The magnitude of the impact of the decision to create our Code of Conduct dwarfs my decision to keep growth sensible by designing a robot-unfriendly complex application process. The fact that it exists addresses many initial concerns of the community. Its regular use in conversations within the community gives us a useful playbook for deconstructing complex people issues. Most of every week since the Code of Conduct landed, I’ve used to explain a bit of this community to another member. Most months, I take time to edit it to help clarify the thinking laid out in the artifact. Policy changes land in the document multiple times a year because I do what I initially failed to do when the community asked for its existence — I listen.
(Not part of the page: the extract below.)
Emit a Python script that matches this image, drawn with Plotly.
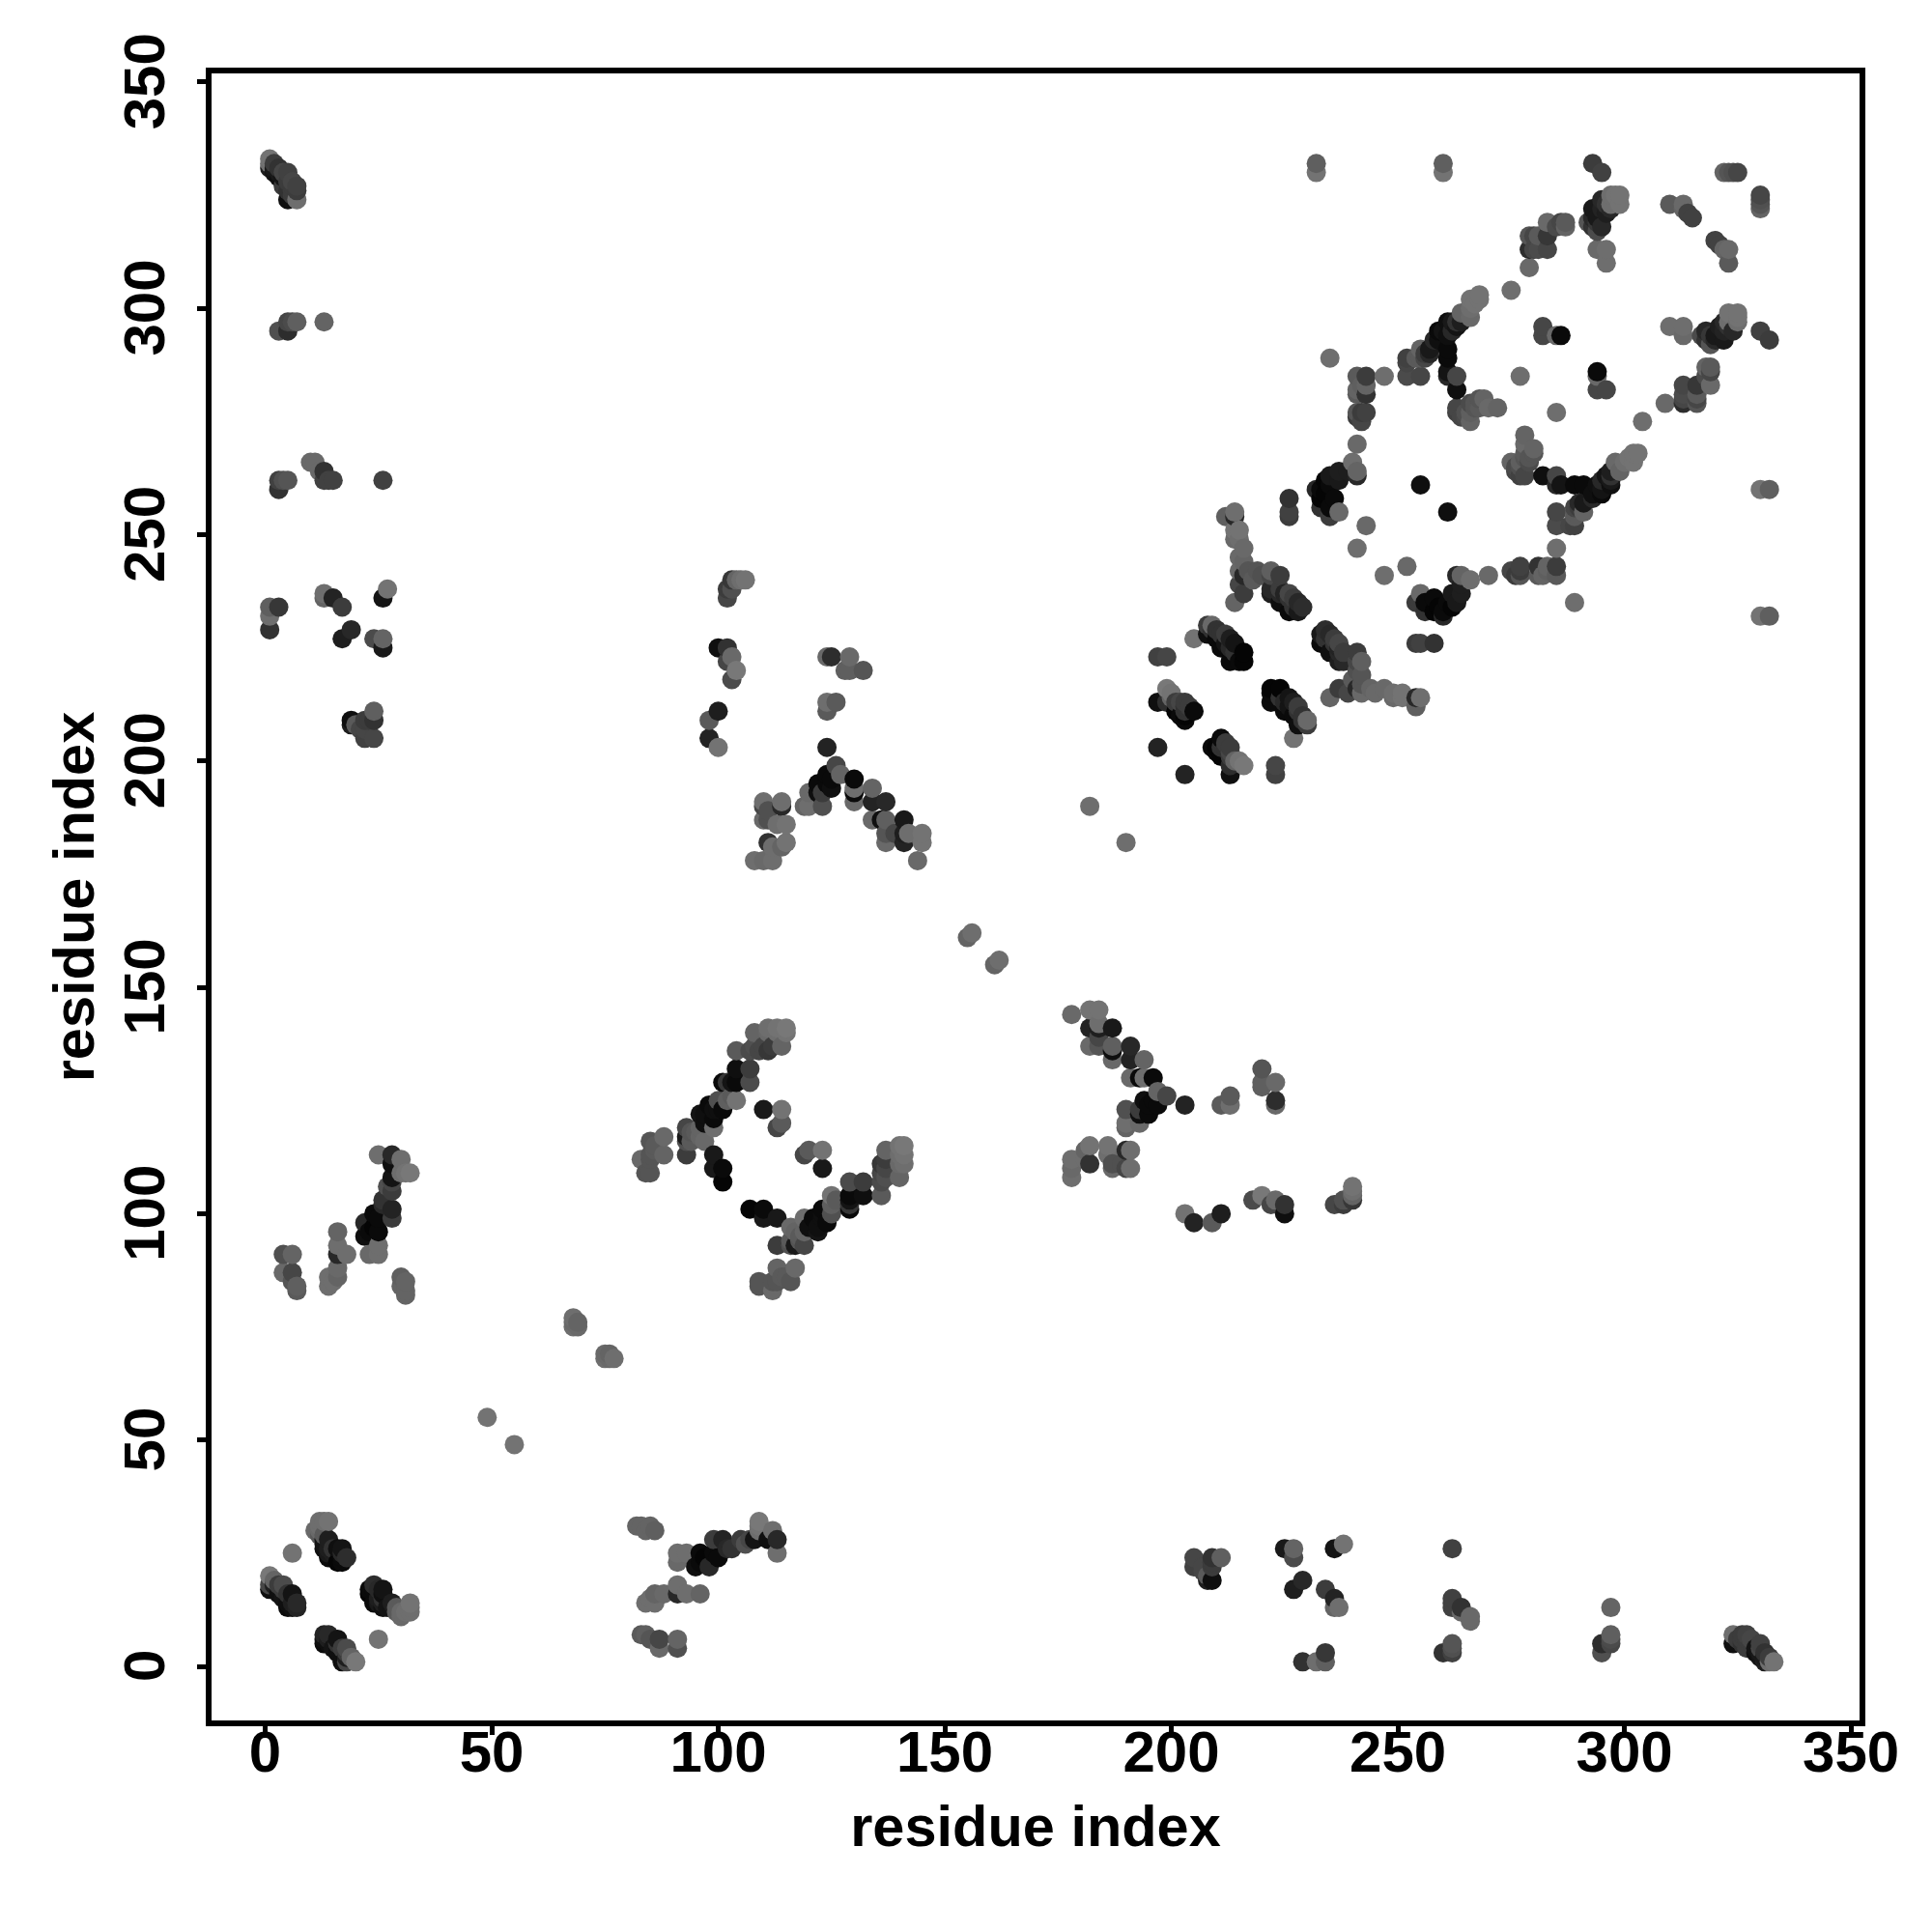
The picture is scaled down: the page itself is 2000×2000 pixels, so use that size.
import pandas as pd
import plotly.graph_objects as go

# contacts as (residue i, residue j, grey level); the map is symmetric, only i < j is listed
near_nterm = [(1,20,120),(1,18,70),(1,17,15),(2,19,100),(2,18,30),(3,16,15),(3,18,60),(4,18,75),(4,17,60),(4,15,20),
 (5,16,50),(5,14,15),(5,13,10),(6,16,20),(6,14,30),(6,13,15),(7,14,40),(7,13,35),(6,25,115),
 (11,30,105),(12,32,110),(12,30,105),(12,31,110),(13,32,110),(14,32,115),(12,29,90),(13,29,90),(13,28,20),(14,28,30),(13,26,15),
 (13,27,20),(15,26,50),(14,26,30),(14,25,25),(16,26,15),(17,26,20),(14,24,10),(15,25,30),(16,23,5),(17,24,10),(18,24,45),(17,23,10),(17,25,40)]
nterm_mid = [(25,113,110),(28,113,40),(30,112,110),(28,111,15),(32,109,120),(31,109,115),(30,109,110),(28,108,20),(28,107,70),
 (27,106,80),(28,105,60),(26,103,50),(28,101,35),(28,99,60),(26,102,40),(24,100,10),(25,99,10),(22,98,40),(24,97,5),(25,96,10),
 (22,95,15),(23,96,10),(25,93,110),(25,91,110),(23,91,105),(16,96,100),(16,93,110),(18,91,110),(16,91,40),(16,88,105),(14,86,110),
 (14,84,110),(16,86,100),(15,85,110),(4,91,80),(6,91,100),(4,87,105),(6,87,70),(6,85,85),(7,83,90),(7,84,95),
 (30,86,95),(30,84,100),(31,82,100),(31,83,100),(31,85,100)]
nterm_far = [(10,266,105),(11,266,105),(12,264,105),(13,264,50),(13,262,65),(15,262,65),(14,262,65),(3,262,65),(4,262,80),(5,262,85),
 (3,260,50),(26,262,65),(1,234,95),(3,234,55),(1,232,110),(1,229,50),(13,237,110),(13,236,100),(15,236,35),(17,234,60),(27,238,115),
 (26,236,20),(19,229,40),(17,227,30),(24,227,75),(26,227,100),(26,225,25),(24,211,95),(19,209,15),(20,208,90),(19,208,30),(22,209,60),
 (23,209,60),(24,209,50),(21,207,70),(22,207,70),(22,205,65),(24,205,70),
 (1,333,115),(1,332,110),(1,331,30),(2,332,60),(2,331,25),(2,330,20),(3,331,50),(3,330,25),(3,329,15),(4,330,70),(4,329,20),(5,330,65),
 (4,327,60),(5,328,60),(5,326,50),(6,328,70),(6,326,60),(6,327,60),(7,327,65),(7,326,60),(5,324,15),(6,325,60),(7,324,110),
 (3,295,80),(5,295,45),(5,297,70),(6,297,75),(7,297,95),(13,297,100)]
mid_far = [(106,240,115),(105,240,110),(104,240,100),(103,240,55),(102,238,60),(103,238,80),(102,236,70),(100,225,15),(102,225,50),
 (103,223,105),(102,222,70),(104,220,120),(103,218,75),(100,211,30),(98,209,90),(98,205,35),(100,203,115),(124,203,35),
 (124,213,110),(126,213,90),(124,211,90),(124,223,105),(125,223,45),(129,223,105),(128,220,95),(129,220,95),(132,220,85),
 (126,199,70),(127,197,100),(124,197,10),(125,196,10),(122,195,10),(124,195,10),(125,194,15),(122,193,15),(123,193,60),(120,193,105),
 (120,190,110),(119,190,100),(123,190,80),(130,193,10),(130,194,110),(130,196,10),(130,191,105),(134,194,100),(134,191,35),(137,191,40),
 (134,187,105),(136,187,15),(137,187,95),(137,184,85),(137,182,105),(141,187,25),(141,184,30),(142,184,110),(139,184,70),(141,182,35),
 (145,184,115),(145,182,115),(144,178,105),(110,191,110),(114,191,110),(114,190,40),(110,187,105),(111,187,80),(111,189,80),(115,186,115),
 (113,186,110),(111,182,50),(112,181,110),(115,182,115),(114,181,100),(108,178,110),(112,178,110),(110,178,105),(110,190,70)]
mid_block = [(115,141,120),(115,140,115),(113,141,115),(113,140,110),(111,141,110),(111,140,105),(108,140,100),(114,137,100),(111,136,55),
 (110,137,70),(109,136,70),(107,136,75),(108,137,80),(104,136,90),(112,137,60),(104,132,15),(107,132,60),(104,129,10),(107,129,75),
 (101,129,10),(102,129,55),(103,129,20),(104,125,115),(102,125,95),(103,126,90),(100,125,80),(98,124,10),(99,123,15),(100,123,15),
 (101,123,10),(97,122,15),(96,122,20),(99,121,10),(97,120,15),(99,119,110),(96,119,100),(93,119,70),(94,118,85),(95,118,90),(93,117,25),
 (96,117,100),(94,116,90),(97,116,105),(93,113,60),(99,113,25),(99,110,25),(101,110,10),(101,107,5),(88,117,105),(85,116,85),(88,113,100),
 (85,113,85),(85,112,85),(83,112,105),(84,109,85),(85,109,85),(86,114,90),(86,115,90),(110,123,25),(114,123,115),(113,119,70),(114,120,90),
 (93,116,80)]
isolated = [(49,55,115),(68,77,110),(68,76,105),(68,75,110),(69,76,100),(69,75,105),(155,161,100),(156,162,110),(182,190,110)]
c_sheet_a = [(197,223,65),(199,223,70),(205,227,115),(208,230,60),(209,230,105),(208,228,15),(210,229,50),(210,227,10),(212,228,60),
 (212,226,20),(211,225,10),(214,226,20),(214,224,50),(213,222,10),(216,224,5),(215,222,10),(216,222,5),(209,229,50),(211,228,50),
 (213,225,40),(213,227,30),(197,213,15),(199,216,120),(200,215,115),(200,214,100),(199,213,45),(201,213,60),(202,213,70),(203,213,60),
 (201,211,5),(203,210,5),(205,211,10),(202,210,10),(203,212,50),(204,212,60),(203,209,10),(203,211,50),(197,203,35)]
c_sheet_b = [(212,254,95),(214,255,110),(214,254,40),(214,251,115),(215,251,115),(215,249,110),(214,249,105),(216,247,105),(215,245,105),
 (216,244,100),(215,242,105),(216,241,40),(219,242,85),(217,242,85),(218,240,90),(215,239,70),(216,237,60),(214,235,100),(220,241,80),
 (222,242,95),(222,241,70),(224,241,60),(222,238,40),(222,237,30),(224,238,60),(224,237,40),(225,237,35),(224,235,15),(226,236,50),
 (226,233,10),(227,234,50),(229,234,45),(228,233,25),(227,236,60),(228,235,40),(226,237,70),(226,258,50),(226,255,65),(226,254,60)]
c_sheet_c = [(235,289,110),(241,285,90),(243,285,60),(241,282,100),(243,283,100),(243,281,50),(241,281,90),(242,283,95),(243,277,65),
 (241,277,85),(242,275,70),(241,276,60),(242,277,60),(241,270,105),(247,285,110),(252,285,75),(255,285,70),(252,288,70),(252,289,65),
 (255,289,90),(263,285,70),(261,286,20),(263,282,15),(261,285,40),(240,266,110),(241,264,100),(239,264,30),(237,264,30),(237,262,25),
 (235,263,25),(234,262,5),(232,260,40),(233,260,10),(235,261,10),(234,259,5),(233,258,5),(235,255,60),(237,255,105),(235,256,10),
 (236,258,10),(241,263,40),(243,252,105),(241,247,110),(255,261,15),(235,254,60),(233,256,50),(277,285,110),
 (263,277,65),(264,276,70),(265,276,75),(265,277,80),(266,275,100),(266,279,75),(267,278,85),(267,279,85),(268,278,90),(269,280,100),
 (270,278,105),(272,278,100),(266,277,95),(268,280,85),(263,278,70)]
c_sheet_d = [(260,332,95),(260,330,115),(293,332,60),(295,330,65),(299,325,115),(298,325,115),(297,325,110),(299,323,115),(297,323,110),
 (295,324,40),(295,322,35),(293,322,25),(296,321,30),(293,320,40),(294,320,25),(292,319,85),(294,317,75),(294,313,105),(296,313,110),
 (296,310,110),(295,318,40),(294,319,55),(293,318,50),(296,323,50),(297,322,40),(283,319,105),(286,319,70),(287,318,100),(279,316,85),
 (281,316,90),(283,316,55),(279,313,45),(283,313,70),(281,313,75),(279,309,105),(275,304,110),(287,319,90),(285,318,75),
 (268,303,115),(268,302,115),(267,301,115),(266,302,115),(266,300,110),(264,299,100),(266,298,105),(264,297,30),(262,297,25),(263,297,50),
 (261,297,15),(263,296,20),(259,295,10),(261,294,15),(259,293,15),(258,293,40),(261,291,10),(257,291,25),(256,290,60),(255,291,100),
 (261,289,10),(254,289,90),(257,290,40),(256,289,70),(262,295,40),(260,295,20),(282,296,70),(282,294,70),(285,294,105),(286,294,10),
 (310,323,90),(313,323,105),(313,322,100),(314,321,65),(315,320,65),(322,330,100),(323,330,85),(324,330,80),(325,330,70),
 (232,332,95),(232,330,115),(280,313,70),(280,316,70)]
x_ticks = [0, 50, 100, 150, 200, 250, 300, 350]
y_ticks = [0, 50, 100, 150, 200, 250, 300, 350]
axis_label = "residue index"

rows = near_nterm + nterm_mid + nterm_far + mid_far + mid_block + isolated + c_sheet_a + c_sheet_b + c_sheet_c + c_sheet_d
upper = pd.DataFrame(rows, columns=["x", "y", "g"]).drop_duplicates(["x", "y"])
lower = upper.rename(columns={"x": "y", "y": "x"})
pts = pd.concat([upper, lower]).sort_values(["x", "y"])

fig = go.Figure(go.Scatter(
    x=pts["x"], y=pts["y"], mode="markers",
    marker=dict(size=20, color=[f"rgb({g},{g},{g})" for g in pts["g"]], line=dict(width=0), opacity=1),
    showlegend=False))

font = dict(family="Liberation Sans", size=60, color="black", weight="bold")
title_font = dict(family="Liberation Sans", size=59.5, color="black", weight="bold")
axis = dict(showgrid=False, zeroline=False, showline=True, linecolor="black", linewidth=6, mirror=True,
            ticks="outside", ticklen=9, tickwidth=5, tickcolor="black", tickfont=font)
fig.update_xaxes(range=[-11.83, 351.9], tickvals=x_ticks, ticktext=[str(v) for v in x_ticks], ticklabelstandoff=-34,
                 title=dict(text=axis_label, font=title_font, standoff=25), **axis)
fig.update_yaxes(range=[-11.95, 351.9], tickvals=y_ticks, ticktext=[str(v) + "\u00a0" for v in y_ticks], tickangle=-90,
                 ticklabelstandoff=10, title=dict(text=axis_label, font=title_font, standoff=1), **axis)
fig.update_layout(width=2000, height=2000, paper_bgcolor="white", plot_bgcolor="white",
                  margin=dict(l=211, r=83, t=68, b=227, autoexpand=False))
fig.write_html("out.html")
When I realized the single best feedback source on what the community needed was the community, my job became obvious. Not enforcer, but educator. This feedback does not arrive conveniently. It’s usually packaged inside high drama. Two or three, or fifty members are ready to fight. Tempers are often high. When they show up, I clench my jaw and remember that while they might not know it, they are teaching me about the community, and I have to listen to understand the lesson. I have to empathize with the concerns, but not so much that I participate in the often heated emotions. My job is to ask questions to gather as many perspectives as possible. Finally, I must decide: “Does our Code of Conduct help resolve this situation? Or does it need to evolve?”

I need to find the lesson and then do the work to teach that lesson to everyone else.